** Begin Supplied data **

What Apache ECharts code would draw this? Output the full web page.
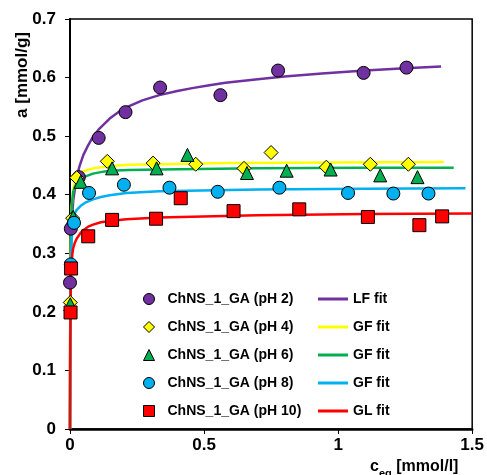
<!DOCTYPE html>
<html>
<head>
<meta charset="utf-8">
<script src="https://cdn.jsdelivr.net/npm/echarts@6/dist/echarts.min.js"></script>
<style>html,body{margin:0;padding:0;background:#fff;}#c{width:487px;height:475px;}</style>
</head>
<body>
<div id="c"></div>
<script>
// ---- measured data (c_eq [mmol/l], a [mmol/g]) ----
var ph2X = [0.000, 0.003, 0.033, 0.107, 0.207, 0.336, 0.561, 0.776, 1.095, 1.255];
var ph2Y = [0.250, 0.342, 0.430, 0.497, 0.541, 0.583, 0.570, 0.612, 0.608, 0.617];

var ph4X = [0.001, 0.010, 0.025, 0.139, 0.310, 0.469, 0.649, 0.750, 0.956, 1.120, 1.262];
var ph4Y = [0.216, 0.360, 0.429, 0.457, 0.454, 0.452, 0.445, 0.472, 0.447, 0.452, 0.452];

var ph6X = [0.001, 0.012, 0.040, 0.157, 0.323, 0.438, 0.660, 0.808, 0.972, 1.157, 1.296];
var ph6Y = [0.213, 0.362, 0.422, 0.445, 0.445, 0.468, 0.437, 0.441, 0.443, 0.433, 0.430];

var ph8X = [0.003, 0.015, 0.071, 0.201, 0.371, 0.551, 0.781, 1.037, 1.206, 1.337];
var ph8Y = [0.281, 0.352, 0.403, 0.417, 0.412, 0.405, 0.412, 0.403, 0.402, 0.402];

var ph10X = [0.002, 0.004, 0.068, 0.157, 0.321, 0.413, 0.610, 0.855, 1.111, 1.303, 1.388];
var ph10Y = [0.199, 0.274, 0.329, 0.357, 0.359, 0.394, 0.372, 0.375, 0.362, 0.348, 0.363];

// ---- fitted curves ----
var lfX = [0, 0.001, 0.003, 0.006, 0.012, 0.020, 0.028, 0.035, 0.050, 0.065, 0.086, 0.110, 0.148, 0.180, 0.210, 0.270, 0.333, 0.400, 0.456, 0.520, 0.580, 0.700, 0.800, 0.940, 1.100, 1.250, 1.384];
var lfY = [0, 0.220, 0.300, 0.350, 0.390, 0.415, 0.435, 0.448, 0.468, 0.482, 0.499, 0.513, 0.530, 0.541, 0.549, 0.561, 0.570, 0.577, 0.582, 0.587, 0.591, 0.597, 0.602, 0.607, 0.612, 0.616, 0.619];

var gf4X = [0, 0.001, 0.003, 0.006, 0.012, 0.018, 0.025, 0.035, 0.050, 0.070, 0.086, 0.120, 0.148, 0.220, 0.333, 0.600, 1.000, 1.394];
var gf4Y = [0, 0.220, 0.330, 0.380, 0.410, 0.422, 0.430, 0.436, 0.440, 0.443, 0.445, 0.447, 0.449, 0.451, 0.452, 0.454, 0.455, 0.456];

var gf6X = [0, 0.001, 0.003, 0.006, 0.009, 0.012, 0.018, 0.027, 0.037, 0.055, 0.086, 0.120, 0.148, 0.220, 0.333, 0.700, 1.100, 1.431];
var gf6Y = [0, 0.200, 0.310, 0.370, 0.393, 0.405, 0.414, 0.421, 0.426, 0.431, 0.436, 0.439, 0.441, 0.442, 0.443, 0.445, 0.446, 0.446];

var gf8X = [0, 0.001, 0.003, 0.006, 0.009, 0.012, 0.018, 0.025, 0.040, 0.055, 0.070, 0.086, 0.115, 0.148, 0.210, 0.333, 0.700, 1.100, 1.475];
var gf8Y = [0, 0.180, 0.270, 0.320, 0.345, 0.358, 0.368, 0.374, 0.381, 0.386, 0.389, 0.392, 0.396, 0.399, 0.403, 0.406, 0.409, 0.410, 0.411];

var glX = [0, 0.001, 0.003, 0.006, 0.009, 0.012, 0.018, 0.025, 0.040, 0.055, 0.070, 0.086, 0.115, 0.148, 0.210, 0.333, 0.700, 1.100, 1.500];
var glY = [0, 0.150, 0.250, 0.285, 0.300, 0.309, 0.318, 0.325, 0.335, 0.341, 0.346, 0.349, 0.353, 0.355, 0.358, 0.361, 0.365, 0.367, 0.368];

// ---- labels ----
var pointNames = ['ChNS_1_GA (pH 2)', 'ChNS_1_GA (pH 4)', 'ChNS_1_GA (pH 6)', 'ChNS_1_GA (pH 8)', 'ChNS_1_GA (pH 10)'];
var fitKeys = ['fit2', 'fit4', 'fit6', 'fit8', 'fit10'];
var fitLabels = ['LF fit', 'GF fit', 'GF fit', 'GF fit', 'GL fit'];
var xTicks = [0, 0.5, 1, 1.5];
var yTicks = [0, 0.1, 0.2, 0.3, 0.4, 0.5, 0.6, 0.7];
var xTitleMain = 'c', xTitleSub = 'eq', xTitleUnit = ' [mmol/l]';
var yTitle = 'a [mmol/g]';

var colors = ['#7030A0', '#FFFF00', '#00B050', '#00B0F0', '#FF0000'];
var symbols = ['circle', 'diamond', 'triangle', 'circle', 'rect'];
var symSizes = [13, 14, 13, 13, 13];
var FONT = '"Liberation Sans", Arial, sans-serif';

function zip(xs, ys) { return xs.map(function (x, i) { return [x, ys[i]]; }); }

var pts = [zip(ph2X, ph2Y), zip(ph4X, ph4Y), zip(ph6X, ph6Y), zip(ph8X, ph8Y), zip(ph10X, ph10Y)];
var fits = [zip(lfX, lfY), zip(gf4X, gf4Y), zip(gf6X, gf6Y), zip(gf8X, gf8Y), zip(glX, glY)];

var series = [];
fits.forEach(function (d, i) {
  series.push({
    name: fitKeys[i], type: 'line', data: d, showSymbol: false, symbol: 'none',
    smooth: false,
    lineStyle: { color: colors[i], width: 2.5, join: 'round' }, itemStyle: { color: colors[i] },
    z: 2 + i * 0.01, silent: true
  });
});
pts.forEach(function (d, i) {
  series.push({
    name: pointNames[i], type: 'scatter', data: d, symbol: symbols[i], symbolSize: symSizes[i],
    itemStyle: { color: colors[i], borderColor: '#000', borderWidth: 1, opacity: 1 },
    z: 3 + i * 0.01
  });
});

var fitLabelMap = {};
fitKeys.forEach(function (k, i) { fitLabelMap[k] = fitLabels[i]; });

var chart = echarts.init(document.getElementById('c'), null, { renderer: 'canvas' });
chart.setOption({
  animation: false,
  backgroundColor: '#fff',
  grid: { left: 70, right: 12, top: 19, bottom: 46, show: true, borderColor: '#000', borderWidth: 1.5, backgroundColor: 'transparent' },
  xAxis: {
    type: 'value', min: xTicks[0], max: xTicks[xTicks.length - 1], interval: 0.5,
    axisLine: { show: true, lineStyle: { color: '#000', width: 2.5 } },
    axisTick: { show: true, inside: false, length: 5, lineStyle: { color: '#000', width: 1 } },
    splitLine: { show: false },
    axisLabel: { margin: 8, color: '#000', fontSize: 17, fontWeight: 'bold', fontFamily: FONT,
      formatter: function (v) { return String(+v.toFixed(1)); } }
  },
  yAxis: {
    type: 'value', min: yTicks[0], max: yTicks[yTicks.length - 1], interval: 0.1,
    axisLine: { show: true, onZero: false, lineStyle: { color: '#000', width: 2 } },
    axisTick: { show: true, inside: false, length: 5, lineStyle: { color: '#000', width: 1 } },
    splitLine: { show: false },
    axisLabel: { margin: 14, color: '#000', fontSize: 17, fontWeight: 'bold', fontFamily: FONT,
      formatter: function (v) { return String(+v.toFixed(1)); } }
  },
  legend: [{
    data: pointNames.map(function (n, i) { return { name: n, icon: symbols[i] }; }),
    orient: 'vertical', left: 138, top: 287, itemWidth: 11, itemHeight: 11, itemGap: 14,
    itemStyle: { borderColor: '#000', borderWidth: 1 },
    textStyle: { color: '#000', fontSize: 14, fontWeight: 'bold', fontFamily: FONT, padding: [0, 0, 0, 8] },
    selectedMode: false
  }, {
    data: fitKeys.map(function (k) { return { name: k, icon: 'rect' }; }),
    orient: 'vertical', left: 313, top: 287, itemWidth: 30, itemHeight: 3, itemGap: 14,
    formatter: function (n) { return fitLabelMap[n]; },
    textStyle: { color: '#000', fontSize: 14, fontWeight: 'bold', fontFamily: FONT },
    selectedMode: false
  }],
  graphic: [{
    type: 'text', left: 14, top: 32, rotation: Math.PI / 2,
    style: { text: yTitle, fill: '#000', font: 'bold 17px ' + FONT }
  }, {
    type: 'text', x: 370, y: 459,
    style: {
      text: '{m|' + xTitleMain + '}{s|' + xTitleSub + '}{m|' + xTitleUnit + '}',
      rich: {
        m: { fontSize: 16, fontWeight: 'bold', fontFamily: FONT, fill: '#000', color: '#000', lineHeight: 20, verticalAlign: 'top' },
        s: { fontSize: 11, fontWeight: 'bold', fontFamily: FONT, fill: '#000', color: '#000', lineHeight: 20, verticalAlign: 'bottom', padding: [8, 0, 0, 0] }
      }
    }
  }],
  series: series
});
</script>
</body>
</html>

** End Supplied data **

*Task to carry out*:
Give again, word for word, every line from the top of the data through the line with "0.612, 0.616, 0.619];", both ends included, and exclude the pictures.

*Response to the exercise*:
What Apache ECharts code would draw this? Output the full web page.
<!DOCTYPE html>
<html>
<head>
<meta charset="utf-8">
<script src="https://cdn.jsdelivr.net/npm/echarts@6/dist/echarts.min.js"></script>
<style>html,body{margin:0;padding:0;background:#fff;}#c{width:487px;height:475px;}</style>
</head>
<body>
<div id="c"></div>
<script>
// ---- measured data (c_eq [mmol/l], a [mmol/g]) ----
var ph2X = [0.000, 0.003, 0.033, 0.107, 0.207, 0.336, 0.561, 0.776, 1.095, 1.255];
var ph2Y = [0.250, 0.342, 0.430, 0.497, 0.541, 0.583, 0.570, 0.612, 0.608, 0.617];

var ph4X = [0.001, 0.010, 0.025, 0.139, 0.310, 0.469, 0.649, 0.750, 0.956, 1.120, 1.262];
var ph4Y = [0.216, 0.360, 0.429, 0.457, 0.454, 0.452, 0.445, 0.472, 0.447, 0.452, 0.452];

var ph6X = [0.001, 0.012, 0.040, 0.157, 0.323, 0.438, 0.660, 0.808, 0.972, 1.157, 1.296];
var ph6Y = [0.213, 0.362, 0.422, 0.445, 0.445, 0.468, 0.437, 0.441, 0.443, 0.433, 0.430];

var ph8X = [0.003, 0.015, 0.071, 0.201, 0.371, 0.551, 0.781, 1.037, 1.206, 1.337];
var ph8Y = [0.281, 0.352, 0.403, 0.417, 0.412, 0.405, 0.412, 0.403, 0.402, 0.402];

var ph10X = [0.002, 0.004, 0.068, 0.157, 0.321, 0.413, 0.610, 0.855, 1.111, 1.303, 1.388];
var ph10Y = [0.199, 0.274, 0.329, 0.357, 0.359, 0.394, 0.372, 0.375, 0.362, 0.348, 0.363];

// ---- fitted curves ----
var lfX = [0, 0.001, 0.003, 0.006, 0.012, 0.020, 0.028, 0.035, 0.050, 0.065, 0.086, 0.110, 0.148, 0.180, 0.210, 0.270, 0.333, 0.400, 0.456, 0.520, 0.580, 0.700, 0.800, 0.940, 1.100, 1.250, 1.384];
var lfY = [0, 0.220, 0.300, 0.350, 0.390, 0.415, 0.435, 0.448, 0.468, 0.482, 0.499, 0.513, 0.530, 0.541, 0.549, 0.561, 0.570, 0.577, 0.582, 0.587, 0.591, 0.597, 0.602, 0.607, 0.612, 0.616, 0.619];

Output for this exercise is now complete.